- What needs to be done: Work out the number of lines containing "this". Answer with nothing but that number.

- Records for the task:
## Start

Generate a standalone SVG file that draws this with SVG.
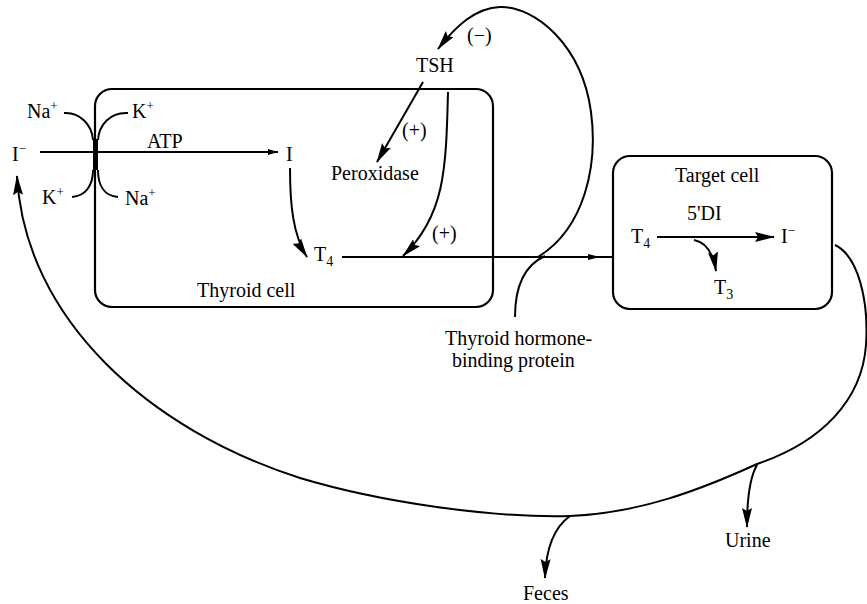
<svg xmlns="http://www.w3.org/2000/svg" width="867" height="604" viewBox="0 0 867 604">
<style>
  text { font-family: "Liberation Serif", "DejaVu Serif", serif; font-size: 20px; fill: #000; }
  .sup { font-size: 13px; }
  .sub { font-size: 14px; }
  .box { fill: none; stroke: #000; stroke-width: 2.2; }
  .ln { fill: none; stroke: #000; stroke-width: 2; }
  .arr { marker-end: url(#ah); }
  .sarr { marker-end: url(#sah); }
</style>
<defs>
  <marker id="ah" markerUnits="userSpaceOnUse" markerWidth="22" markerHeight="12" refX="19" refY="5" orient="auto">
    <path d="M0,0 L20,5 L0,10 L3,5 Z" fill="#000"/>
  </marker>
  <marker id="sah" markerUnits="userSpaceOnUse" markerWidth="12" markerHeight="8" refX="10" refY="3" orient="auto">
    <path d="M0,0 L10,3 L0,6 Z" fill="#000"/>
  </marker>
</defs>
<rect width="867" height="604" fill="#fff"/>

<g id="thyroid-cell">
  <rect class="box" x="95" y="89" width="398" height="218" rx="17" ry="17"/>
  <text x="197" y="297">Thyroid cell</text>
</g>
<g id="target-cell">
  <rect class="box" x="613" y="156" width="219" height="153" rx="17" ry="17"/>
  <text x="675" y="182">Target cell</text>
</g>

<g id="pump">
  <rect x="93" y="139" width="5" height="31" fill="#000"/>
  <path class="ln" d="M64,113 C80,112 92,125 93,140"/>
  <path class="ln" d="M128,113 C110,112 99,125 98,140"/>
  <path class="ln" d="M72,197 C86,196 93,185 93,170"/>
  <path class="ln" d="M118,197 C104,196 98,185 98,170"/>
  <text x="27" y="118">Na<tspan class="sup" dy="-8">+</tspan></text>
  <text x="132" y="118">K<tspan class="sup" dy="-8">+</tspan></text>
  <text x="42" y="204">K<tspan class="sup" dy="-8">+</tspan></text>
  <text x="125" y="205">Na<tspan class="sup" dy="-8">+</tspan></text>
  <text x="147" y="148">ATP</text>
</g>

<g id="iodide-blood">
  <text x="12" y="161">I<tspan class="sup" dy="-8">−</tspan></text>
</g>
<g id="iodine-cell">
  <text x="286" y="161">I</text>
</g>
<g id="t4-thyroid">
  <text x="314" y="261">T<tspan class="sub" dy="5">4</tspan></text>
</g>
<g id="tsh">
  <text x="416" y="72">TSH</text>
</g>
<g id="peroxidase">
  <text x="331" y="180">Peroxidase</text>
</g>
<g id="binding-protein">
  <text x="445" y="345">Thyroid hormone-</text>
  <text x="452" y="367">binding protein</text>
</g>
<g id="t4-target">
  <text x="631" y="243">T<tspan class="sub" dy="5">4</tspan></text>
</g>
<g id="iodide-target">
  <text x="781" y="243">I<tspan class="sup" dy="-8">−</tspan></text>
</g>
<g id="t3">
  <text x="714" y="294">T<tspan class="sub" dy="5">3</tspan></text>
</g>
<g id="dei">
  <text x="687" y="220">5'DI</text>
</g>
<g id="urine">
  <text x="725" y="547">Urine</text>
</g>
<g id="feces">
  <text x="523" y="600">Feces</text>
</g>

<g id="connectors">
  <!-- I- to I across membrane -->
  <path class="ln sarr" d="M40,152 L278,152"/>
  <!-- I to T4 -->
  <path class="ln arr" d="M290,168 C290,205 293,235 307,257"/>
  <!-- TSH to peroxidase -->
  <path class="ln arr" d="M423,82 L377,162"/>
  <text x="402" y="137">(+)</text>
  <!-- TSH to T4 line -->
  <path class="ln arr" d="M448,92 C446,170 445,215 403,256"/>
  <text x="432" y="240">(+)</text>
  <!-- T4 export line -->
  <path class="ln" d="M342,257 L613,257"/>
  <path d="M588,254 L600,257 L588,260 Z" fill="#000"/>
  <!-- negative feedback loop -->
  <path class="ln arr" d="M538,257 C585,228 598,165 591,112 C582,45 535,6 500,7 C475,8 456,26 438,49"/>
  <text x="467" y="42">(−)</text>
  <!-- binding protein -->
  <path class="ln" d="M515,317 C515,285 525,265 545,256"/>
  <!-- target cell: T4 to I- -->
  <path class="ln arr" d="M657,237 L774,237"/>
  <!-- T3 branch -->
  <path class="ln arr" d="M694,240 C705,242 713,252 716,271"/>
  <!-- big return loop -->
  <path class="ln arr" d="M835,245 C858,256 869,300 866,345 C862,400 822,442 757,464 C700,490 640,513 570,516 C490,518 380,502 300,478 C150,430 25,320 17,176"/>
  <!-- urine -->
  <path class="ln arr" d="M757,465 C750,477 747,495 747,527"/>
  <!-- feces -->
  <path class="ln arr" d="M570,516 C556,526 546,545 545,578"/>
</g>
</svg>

## End
## Start

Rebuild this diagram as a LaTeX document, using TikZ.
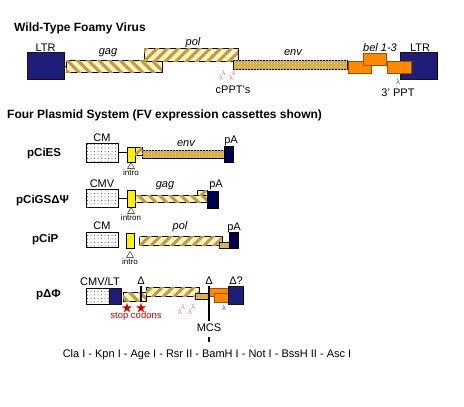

## End

- Solved problem: 2